## start Material

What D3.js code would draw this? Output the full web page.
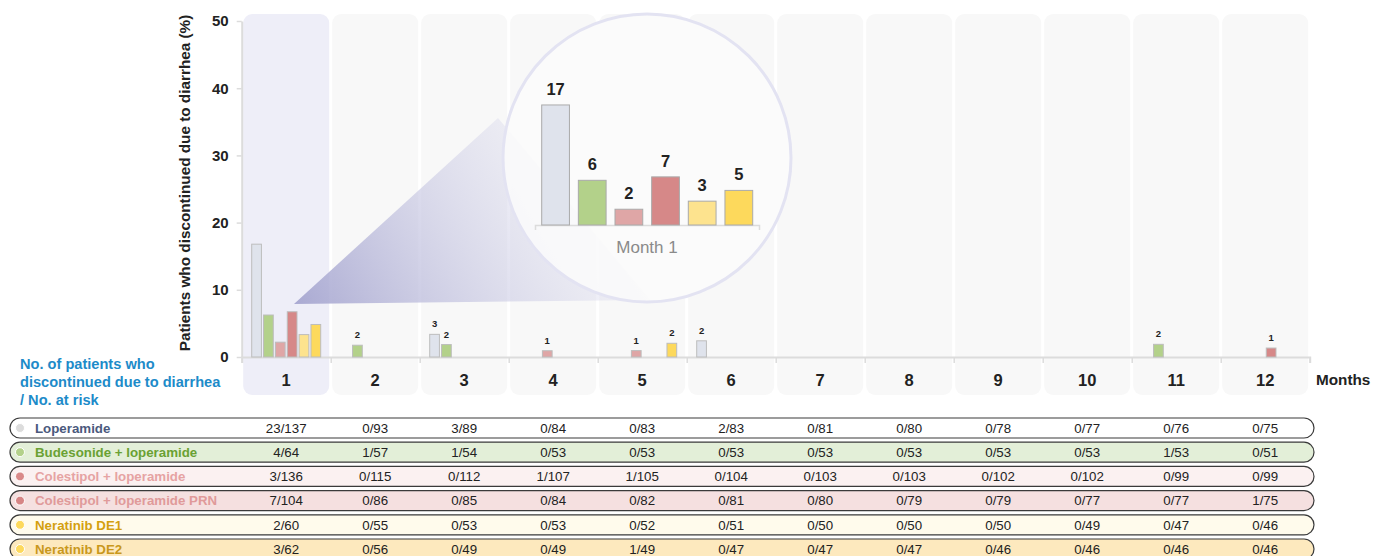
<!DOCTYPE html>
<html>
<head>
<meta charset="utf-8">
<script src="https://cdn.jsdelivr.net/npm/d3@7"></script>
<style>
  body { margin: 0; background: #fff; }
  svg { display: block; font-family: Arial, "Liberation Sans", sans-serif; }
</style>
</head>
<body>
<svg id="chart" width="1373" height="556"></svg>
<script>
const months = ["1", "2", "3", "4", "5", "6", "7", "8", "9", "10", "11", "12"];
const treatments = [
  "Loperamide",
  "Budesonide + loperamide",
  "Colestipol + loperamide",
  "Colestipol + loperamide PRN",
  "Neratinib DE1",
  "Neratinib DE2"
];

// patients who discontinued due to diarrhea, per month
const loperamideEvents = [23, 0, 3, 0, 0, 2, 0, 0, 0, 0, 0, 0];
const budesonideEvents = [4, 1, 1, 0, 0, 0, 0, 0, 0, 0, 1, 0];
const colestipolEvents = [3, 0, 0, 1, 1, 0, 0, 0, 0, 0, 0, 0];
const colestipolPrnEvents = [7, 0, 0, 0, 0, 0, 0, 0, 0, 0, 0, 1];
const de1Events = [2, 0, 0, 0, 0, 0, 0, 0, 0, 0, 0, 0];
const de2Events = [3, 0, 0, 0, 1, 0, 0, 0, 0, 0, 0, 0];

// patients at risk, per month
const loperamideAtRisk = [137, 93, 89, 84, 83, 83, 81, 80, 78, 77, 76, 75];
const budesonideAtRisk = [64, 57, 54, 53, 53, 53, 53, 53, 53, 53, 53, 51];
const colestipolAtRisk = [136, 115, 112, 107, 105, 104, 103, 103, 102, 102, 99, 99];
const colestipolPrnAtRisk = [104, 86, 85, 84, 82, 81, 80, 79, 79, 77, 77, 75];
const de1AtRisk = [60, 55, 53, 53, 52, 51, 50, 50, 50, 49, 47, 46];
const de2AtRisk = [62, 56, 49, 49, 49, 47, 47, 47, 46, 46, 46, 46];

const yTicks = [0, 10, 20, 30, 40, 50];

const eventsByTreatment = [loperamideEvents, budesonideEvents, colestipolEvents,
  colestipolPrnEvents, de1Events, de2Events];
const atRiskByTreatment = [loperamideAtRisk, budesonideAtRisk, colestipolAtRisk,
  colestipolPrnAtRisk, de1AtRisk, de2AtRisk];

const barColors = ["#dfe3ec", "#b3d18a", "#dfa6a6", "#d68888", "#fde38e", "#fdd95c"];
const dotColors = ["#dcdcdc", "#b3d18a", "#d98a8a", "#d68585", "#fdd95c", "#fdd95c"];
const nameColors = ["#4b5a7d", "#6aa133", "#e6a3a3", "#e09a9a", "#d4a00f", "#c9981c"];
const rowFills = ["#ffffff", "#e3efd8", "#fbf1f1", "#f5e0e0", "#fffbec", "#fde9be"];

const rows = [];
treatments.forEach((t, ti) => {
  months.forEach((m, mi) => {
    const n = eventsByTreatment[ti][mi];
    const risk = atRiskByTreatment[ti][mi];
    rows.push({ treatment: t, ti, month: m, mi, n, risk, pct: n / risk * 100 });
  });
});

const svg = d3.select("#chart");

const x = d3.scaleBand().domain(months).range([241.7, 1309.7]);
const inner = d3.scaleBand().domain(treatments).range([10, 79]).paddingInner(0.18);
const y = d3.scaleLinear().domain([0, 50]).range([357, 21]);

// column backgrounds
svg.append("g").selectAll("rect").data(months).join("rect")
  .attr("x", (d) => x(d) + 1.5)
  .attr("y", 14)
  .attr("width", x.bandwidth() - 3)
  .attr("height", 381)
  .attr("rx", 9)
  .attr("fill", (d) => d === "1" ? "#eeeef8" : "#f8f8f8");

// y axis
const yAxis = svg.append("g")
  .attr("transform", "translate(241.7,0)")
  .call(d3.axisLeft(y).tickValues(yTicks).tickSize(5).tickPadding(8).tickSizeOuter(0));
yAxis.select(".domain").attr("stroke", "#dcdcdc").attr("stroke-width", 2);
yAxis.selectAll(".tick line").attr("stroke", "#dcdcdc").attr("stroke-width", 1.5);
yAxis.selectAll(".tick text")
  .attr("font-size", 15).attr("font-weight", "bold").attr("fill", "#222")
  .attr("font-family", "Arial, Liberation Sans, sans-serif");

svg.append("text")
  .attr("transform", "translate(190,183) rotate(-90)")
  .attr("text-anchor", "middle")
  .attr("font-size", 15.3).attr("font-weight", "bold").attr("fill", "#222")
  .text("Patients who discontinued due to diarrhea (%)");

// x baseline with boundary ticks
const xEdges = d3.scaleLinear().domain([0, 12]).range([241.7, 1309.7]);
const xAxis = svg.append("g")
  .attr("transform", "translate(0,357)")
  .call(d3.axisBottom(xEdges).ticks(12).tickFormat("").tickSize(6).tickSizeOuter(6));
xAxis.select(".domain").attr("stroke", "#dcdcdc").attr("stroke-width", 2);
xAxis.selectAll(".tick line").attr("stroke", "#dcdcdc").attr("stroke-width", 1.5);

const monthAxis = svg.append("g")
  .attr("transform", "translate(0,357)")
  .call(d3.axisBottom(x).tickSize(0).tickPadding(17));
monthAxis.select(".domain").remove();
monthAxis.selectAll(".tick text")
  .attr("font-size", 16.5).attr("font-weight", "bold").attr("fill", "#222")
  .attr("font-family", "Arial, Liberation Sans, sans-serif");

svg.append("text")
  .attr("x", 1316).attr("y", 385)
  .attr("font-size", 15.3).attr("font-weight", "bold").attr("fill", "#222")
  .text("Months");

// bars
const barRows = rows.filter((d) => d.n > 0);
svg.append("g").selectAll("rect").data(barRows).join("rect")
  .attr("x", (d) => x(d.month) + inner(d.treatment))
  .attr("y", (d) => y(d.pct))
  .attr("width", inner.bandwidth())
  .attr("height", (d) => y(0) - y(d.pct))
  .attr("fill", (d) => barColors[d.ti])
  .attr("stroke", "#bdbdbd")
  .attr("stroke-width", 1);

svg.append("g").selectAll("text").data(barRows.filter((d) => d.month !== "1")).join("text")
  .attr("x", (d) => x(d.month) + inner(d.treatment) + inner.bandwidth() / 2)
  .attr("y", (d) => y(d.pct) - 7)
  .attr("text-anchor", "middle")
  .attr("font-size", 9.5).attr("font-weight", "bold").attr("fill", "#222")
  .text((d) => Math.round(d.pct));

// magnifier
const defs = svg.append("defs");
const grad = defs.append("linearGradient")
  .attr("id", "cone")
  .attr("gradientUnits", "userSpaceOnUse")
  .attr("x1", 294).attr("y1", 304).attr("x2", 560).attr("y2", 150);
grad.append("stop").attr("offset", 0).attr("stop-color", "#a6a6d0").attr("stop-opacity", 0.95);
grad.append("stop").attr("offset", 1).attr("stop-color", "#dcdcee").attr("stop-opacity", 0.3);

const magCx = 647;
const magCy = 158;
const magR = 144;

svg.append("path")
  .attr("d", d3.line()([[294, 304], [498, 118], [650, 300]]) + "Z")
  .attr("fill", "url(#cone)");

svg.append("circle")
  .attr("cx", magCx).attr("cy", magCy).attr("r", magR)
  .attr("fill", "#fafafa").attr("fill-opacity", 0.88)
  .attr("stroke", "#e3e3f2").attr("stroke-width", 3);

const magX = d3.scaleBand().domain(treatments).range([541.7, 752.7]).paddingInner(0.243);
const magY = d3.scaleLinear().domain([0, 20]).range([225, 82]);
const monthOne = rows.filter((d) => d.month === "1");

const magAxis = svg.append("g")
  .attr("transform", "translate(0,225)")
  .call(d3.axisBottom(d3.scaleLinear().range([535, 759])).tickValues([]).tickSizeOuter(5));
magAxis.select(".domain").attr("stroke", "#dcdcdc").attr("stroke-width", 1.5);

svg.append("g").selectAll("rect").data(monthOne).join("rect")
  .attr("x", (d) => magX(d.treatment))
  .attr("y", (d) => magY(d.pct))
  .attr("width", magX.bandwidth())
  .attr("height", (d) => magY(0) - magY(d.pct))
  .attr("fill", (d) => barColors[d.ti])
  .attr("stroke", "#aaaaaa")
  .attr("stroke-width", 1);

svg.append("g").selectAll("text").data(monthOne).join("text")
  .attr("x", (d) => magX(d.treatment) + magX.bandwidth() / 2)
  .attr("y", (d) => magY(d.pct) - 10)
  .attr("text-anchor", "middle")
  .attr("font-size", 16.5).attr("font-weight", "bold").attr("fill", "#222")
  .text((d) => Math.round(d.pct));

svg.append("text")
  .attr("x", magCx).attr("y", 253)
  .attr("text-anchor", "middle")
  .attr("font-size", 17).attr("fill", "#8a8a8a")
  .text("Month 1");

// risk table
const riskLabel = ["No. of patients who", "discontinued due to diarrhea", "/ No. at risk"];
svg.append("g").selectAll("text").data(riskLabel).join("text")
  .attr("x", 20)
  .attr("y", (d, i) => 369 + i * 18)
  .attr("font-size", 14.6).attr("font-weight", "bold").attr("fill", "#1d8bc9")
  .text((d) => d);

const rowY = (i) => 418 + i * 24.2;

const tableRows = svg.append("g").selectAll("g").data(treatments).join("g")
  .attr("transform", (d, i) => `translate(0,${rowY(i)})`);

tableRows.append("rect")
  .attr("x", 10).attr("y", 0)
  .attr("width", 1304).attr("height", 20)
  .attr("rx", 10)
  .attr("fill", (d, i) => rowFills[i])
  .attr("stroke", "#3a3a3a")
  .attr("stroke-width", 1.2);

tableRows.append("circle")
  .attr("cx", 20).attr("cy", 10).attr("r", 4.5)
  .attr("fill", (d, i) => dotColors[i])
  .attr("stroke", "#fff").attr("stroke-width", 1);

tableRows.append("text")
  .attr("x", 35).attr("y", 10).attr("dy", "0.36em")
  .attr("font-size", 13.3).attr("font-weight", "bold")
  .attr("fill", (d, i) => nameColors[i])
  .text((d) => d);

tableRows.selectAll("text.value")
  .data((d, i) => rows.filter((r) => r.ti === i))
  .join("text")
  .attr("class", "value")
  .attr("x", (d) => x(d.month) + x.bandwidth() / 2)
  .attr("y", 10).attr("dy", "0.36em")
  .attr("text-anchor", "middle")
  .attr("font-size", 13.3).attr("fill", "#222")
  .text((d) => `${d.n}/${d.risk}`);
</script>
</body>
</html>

## end Material

What this task involves ->
Give again, exactly, the lines from the start of the data through the one holding "colestipolPrnAtRisk, de1AtRisk, de2AtRisk];"; omit the pictures.

Output for this task ->
What D3.js code would draw this? Output the full web page.
<!DOCTYPE html>
<html>
<head>
<meta charset="utf-8">
<script src="https://cdn.jsdelivr.net/npm/d3@7"></script>
<style>
  body { margin: 0; background: #fff; }
  svg { display: block; font-family: Arial, "Liberation Sans", sans-serif; }
</style>
</head>
<body>
<svg id="chart" width="1373" height="556"></svg>
<script>
const months = ["1", "2", "3", "4", "5", "6", "7", "8", "9", "10", "11", "12"];
const treatments = [
  "Loperamide",
  "Budesonide + loperamide",
  "Colestipol + loperamide",
  "Colestipol + loperamide PRN",
  "Neratinib DE1",
  "Neratinib DE2"
];

// patients who discontinued due to diarrhea, per month
const loperamideEvents = [23, 0, 3, 0, 0, 2, 0, 0, 0, 0, 0, 0];
const budesonideEvents = [4, 1, 1, 0, 0, 0, 0, 0, 0, 0, 1, 0];
const colestipolEvents = [3, 0, 0, 1, 1, 0, 0, 0, 0, 0, 0, 0];
const colestipolPrnEvents = [7, 0, 0, 0, 0, 0, 0, 0, 0, 0, 0, 1];
const de1Events = [2, 0, 0, 0, 0, 0, 0, 0, 0, 0, 0, 0];
const de2Events = [3, 0, 0, 0, 1, 0, 0, 0, 0, 0, 0, 0];

// patients at risk, per month
const loperamideAtRisk = [137, 93, 89, 84, 83, 83, 81, 80, 78, 77, 76, 75];
const budesonideAtRisk = [64, 57, 54, 53, 53, 53, 53, 53, 53, 53, 53, 51];
const colestipolAtRisk = [136, 115, 112, 107, 105, 104, 103, 103, 102, 102, 99, 99];
const colestipolPrnAtRisk = [104, 86, 85, 84, 82, 81, 80, 79, 79, 77, 77, 75];
const de1AtRisk = [60, 55, 53, 53, 52, 51, 50, 50, 50, 49, 47, 46];
const de2AtRisk = [62, 56, 49, 49, 49, 47, 47, 47, 46, 46, 46, 46];

const yTicks = [0, 10, 20, 30, 40, 50];

const eventsByTreatment = [loperamideEvents, budesonideEvents, colestipolEvents,
  colestipolPrnEvents, de1Events, de2Events];
const atRiskByTreatment = [loperamideAtRisk, budesonideAtRisk, colestipolAtRisk,
  colestipolPrnAtRisk, de1AtRisk, de2AtRisk];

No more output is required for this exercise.